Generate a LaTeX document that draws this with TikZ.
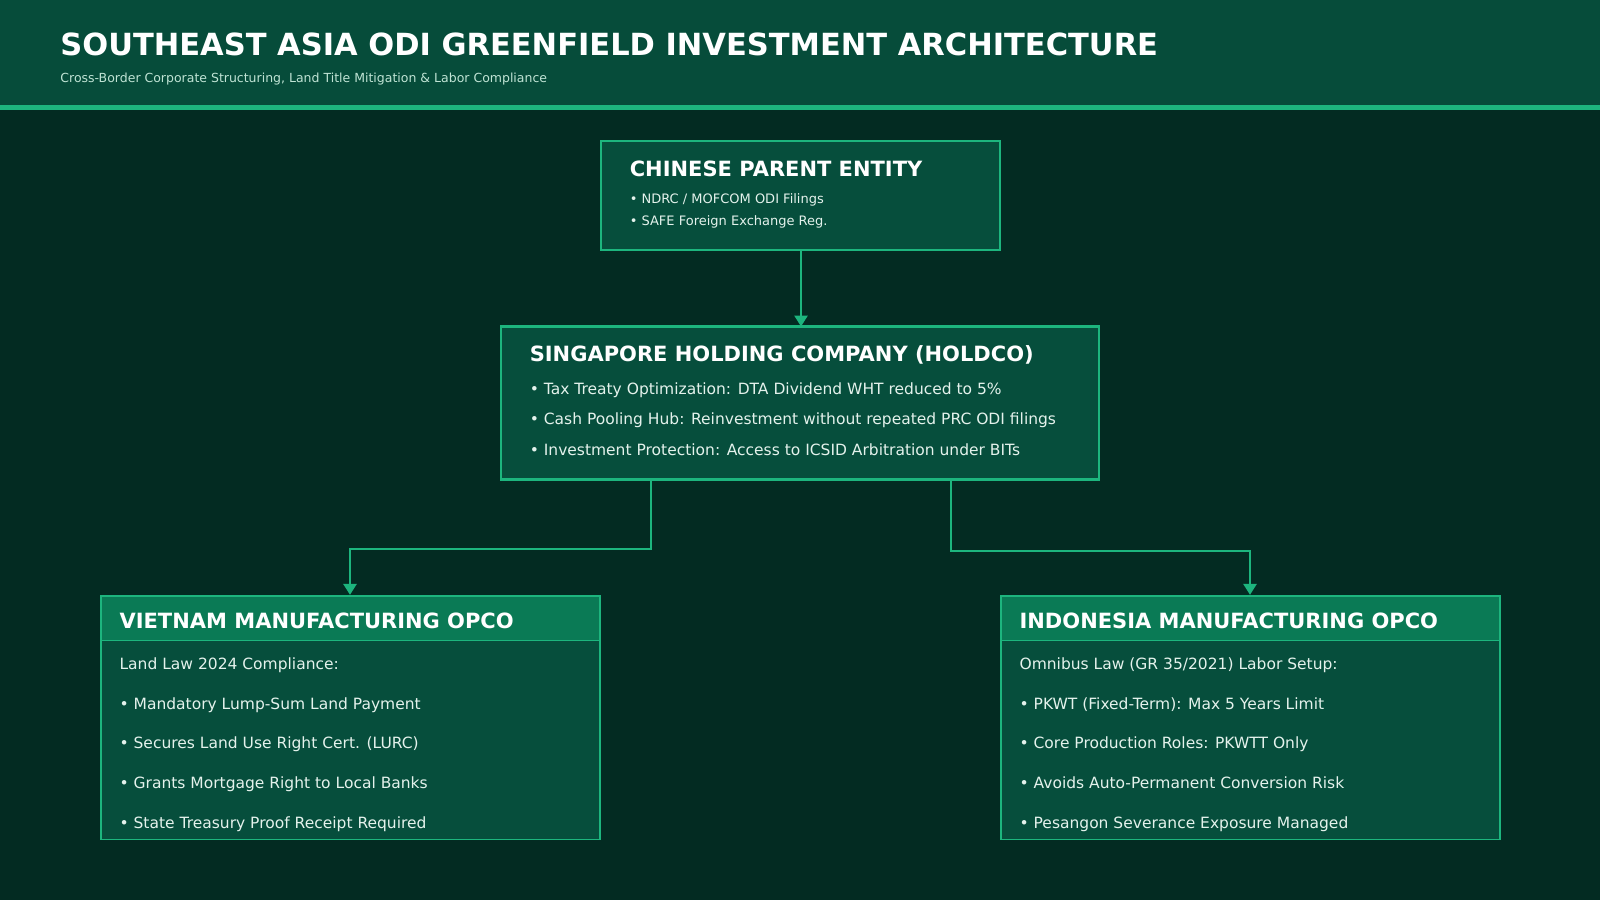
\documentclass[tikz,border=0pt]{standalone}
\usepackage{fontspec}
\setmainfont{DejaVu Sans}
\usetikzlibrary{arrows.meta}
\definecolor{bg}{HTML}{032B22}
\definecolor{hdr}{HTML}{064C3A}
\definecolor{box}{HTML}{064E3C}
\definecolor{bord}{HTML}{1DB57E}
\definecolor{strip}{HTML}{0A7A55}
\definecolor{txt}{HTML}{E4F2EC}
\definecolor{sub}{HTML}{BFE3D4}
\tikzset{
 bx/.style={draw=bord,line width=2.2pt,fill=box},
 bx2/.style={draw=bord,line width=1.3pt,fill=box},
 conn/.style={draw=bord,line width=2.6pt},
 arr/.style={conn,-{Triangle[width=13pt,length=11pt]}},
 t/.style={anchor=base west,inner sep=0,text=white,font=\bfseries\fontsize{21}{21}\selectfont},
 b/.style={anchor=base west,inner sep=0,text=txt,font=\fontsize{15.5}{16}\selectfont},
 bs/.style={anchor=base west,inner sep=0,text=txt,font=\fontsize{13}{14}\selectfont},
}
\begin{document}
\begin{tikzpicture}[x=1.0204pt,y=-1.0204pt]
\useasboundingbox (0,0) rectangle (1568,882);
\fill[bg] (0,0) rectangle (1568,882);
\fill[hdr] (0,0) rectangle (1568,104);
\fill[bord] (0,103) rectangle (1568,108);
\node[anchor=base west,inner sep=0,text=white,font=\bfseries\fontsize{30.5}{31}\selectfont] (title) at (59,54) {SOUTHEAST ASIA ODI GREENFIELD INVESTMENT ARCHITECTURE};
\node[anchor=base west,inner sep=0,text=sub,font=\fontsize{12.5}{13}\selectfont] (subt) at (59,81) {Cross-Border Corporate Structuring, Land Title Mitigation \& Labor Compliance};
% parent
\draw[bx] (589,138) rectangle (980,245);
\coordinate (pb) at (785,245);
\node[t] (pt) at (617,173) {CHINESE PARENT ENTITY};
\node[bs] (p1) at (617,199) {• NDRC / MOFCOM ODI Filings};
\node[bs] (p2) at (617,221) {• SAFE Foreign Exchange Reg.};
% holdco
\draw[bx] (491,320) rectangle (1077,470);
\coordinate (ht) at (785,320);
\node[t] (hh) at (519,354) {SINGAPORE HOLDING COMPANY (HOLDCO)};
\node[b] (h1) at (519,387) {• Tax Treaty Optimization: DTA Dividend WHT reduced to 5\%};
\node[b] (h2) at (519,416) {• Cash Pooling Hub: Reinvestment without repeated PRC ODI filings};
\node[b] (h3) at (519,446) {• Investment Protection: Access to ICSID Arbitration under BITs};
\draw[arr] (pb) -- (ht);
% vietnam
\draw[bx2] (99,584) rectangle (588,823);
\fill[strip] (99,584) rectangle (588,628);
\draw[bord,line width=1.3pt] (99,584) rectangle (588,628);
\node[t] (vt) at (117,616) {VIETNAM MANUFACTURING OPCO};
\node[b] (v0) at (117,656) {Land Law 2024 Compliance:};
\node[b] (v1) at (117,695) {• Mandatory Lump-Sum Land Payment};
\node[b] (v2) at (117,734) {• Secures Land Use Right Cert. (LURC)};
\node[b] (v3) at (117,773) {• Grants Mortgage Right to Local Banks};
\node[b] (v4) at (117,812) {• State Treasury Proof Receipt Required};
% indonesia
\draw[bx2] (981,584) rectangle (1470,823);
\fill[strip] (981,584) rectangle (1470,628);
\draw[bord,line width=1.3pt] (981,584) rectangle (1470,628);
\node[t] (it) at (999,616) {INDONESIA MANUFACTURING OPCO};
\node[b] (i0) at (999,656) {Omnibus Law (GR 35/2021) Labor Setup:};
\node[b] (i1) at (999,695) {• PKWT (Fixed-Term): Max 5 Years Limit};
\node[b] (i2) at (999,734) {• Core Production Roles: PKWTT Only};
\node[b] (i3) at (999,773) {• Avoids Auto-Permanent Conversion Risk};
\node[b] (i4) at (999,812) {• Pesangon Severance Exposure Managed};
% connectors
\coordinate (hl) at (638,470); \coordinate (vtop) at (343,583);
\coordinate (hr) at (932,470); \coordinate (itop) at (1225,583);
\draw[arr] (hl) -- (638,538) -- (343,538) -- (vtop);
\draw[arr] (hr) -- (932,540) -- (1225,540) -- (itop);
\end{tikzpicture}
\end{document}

_CHALLENGE_.
Repeat the listing in full and exactly. Leave any pictures out.

_TASK ANSWER_.
Generate a LaTeX document that draws this with TikZ.
\documentclass[tikz,border=0pt]{standalone}
\usepackage{fontspec}
\setmainfont{DejaVu Sans}
\usetikzlibrary{arrows.meta}
\definecolor{bg}{HTML}{032B22}
\definecolor{hdr}{HTML}{064C3A}
\definecolor{box}{HTML}{064E3C}
\definecolor{bord}{HTML}{1DB57E}
\definecolor{strip}{HTML}{0A7A55}
\definecolor{txt}{HTML}{E4F2EC}
\definecolor{sub}{HTML}{BFE3D4}
\tikzset{
 bx/.style={draw=bord,line width=2.2pt,fill=box},
 bx2/.style={draw=bord,line width=1.3pt,fill=box},
 conn/.style={draw=bord,line width=2.6pt},
 arr/.style={conn,-{Triangle[width=13pt,length=11pt]}},
 t/.style={anchor=base west,inner sep=0,text=white,font=\bfseries\fontsize{21}{21}\selectfont},
 b/.style={anchor=base west,inner sep=0,text=txt,font=\fontsize{15.5}{16}\selectfont},
 bs/.style={anchor=base west,inner sep=0,text=txt,font=\fontsize{13}{14}\selectfont},
}
\begin{document}
\begin{tikzpicture}[x=1.0204pt,y=-1.0204pt]
\useasboundingbox (0,0) rectangle (1568,882);
\fill[bg] (0,0) rectangle (1568,882);
\fill[hdr] (0,0) rectangle (1568,104);
\fill[bord] (0,103) rectangle (1568,108);
\node[anchor=base west,inner sep=0,text=white,font=\bfseries\fontsize{30.5}{31}\selectfont] (title) at (59,54) {SOUTHEAST ASIA ODI GREENFIELD INVESTMENT ARCHITECTURE};
\node[anchor=base west,inner sep=0,text=sub,font=\fontsize{12.5}{13}\selectfont] (subt) at (59,81) {Cross-Border Corporate Structuring, Land Title Mitigation \& Labor Compliance};
% parent
\draw[bx] (589,138) rectangle (980,245);
\coordinate (pb) at (785,245);
\node[t] (pt) at (617,173) {CHINESE PARENT ENTITY};
\node[bs] (p1) at (617,199) {• NDRC / MOFCOM ODI Filings};
\node[bs] (p2) at (617,221) {• SAFE Foreign Exchange Reg.};
% holdco
\draw[bx] (491,320) rectangle (1077,470);
\coordinate (ht) at (785,320);
\node[t] (hh) at (519,354) {SINGAPORE HOLDING COMPANY (HOLDCO)};
\node[b] (h1) at (519,387) {• Tax Treaty Optimization: DTA Dividend WHT reduced to 5\%};
\node[b] (h2) at (519,416) {• Cash Pooling Hub: Reinvestment without repeated PRC ODI filings};
\node[b] (h3) at (519,446) {• Investment Protection: Access to ICSID Arbitration under BITs};
\draw[arr] (pb) -- (ht);
% vietnam
\draw[bx2] (99,584) rectangle (588,823);
\fill[strip] (99,584) rectangle (588,628);
\draw[bord,line width=1.3pt] (99,584) rectangle (588,628);
\node[t] (vt) at (117,616) {VIETNAM MANUFACTURING OPCO};
\node[b] (v0) at (117,656) {Land Law 2024 Compliance:};
\node[b] (v1) at (117,695) {• Mandatory Lump-Sum Land Payment};
\node[b] (v2) at (117,734) {• Secures Land Use Right Cert. (LURC)};
\node[b] (v3) at (117,773) {• Grants Mortgage Right to Local Banks};
\node[b] (v4) at (117,812) {• State Treasury Proof Receipt Required};
% indonesia
\draw[bx2] (981,584) rectangle (1470,823);
\fill[strip] (981,584) rectangle (1470,628);
\draw[bord,line width=1.3pt] (981,584) rectangle (1470,628);
\node[t] (it) at (999,616) {INDONESIA MANUFACTURING OPCO};
\node[b] (i0) at (999,656) {Omnibus Law (GR 35/2021) Labor Setup:};
\node[b] (i1) at (999,695) {• PKWT (Fixed-Term): Max 5 Years Limit};
\node[b] (i2) at (999,734) {• Core Production Roles: PKWTT Only};
\node[b] (i3) at (999,773) {• Avoids Auto-Permanent Conversion Risk};
\node[b] (i4) at (999,812) {• Pesangon Severance Exposure Managed};
% connectors
\coordinate (hl) at (638,470); \coordinate (vtop) at (343,583);
\coordinate (hr) at (932,470); \coordinate (itop) at (1225,583);
\draw[arr] (hl) -- (638,538) -- (343,538) -- (vtop);
\draw[arr] (hr) -- (932,540) -- (1225,540) -- (itop);
\end{tikzpicture}
\end{document}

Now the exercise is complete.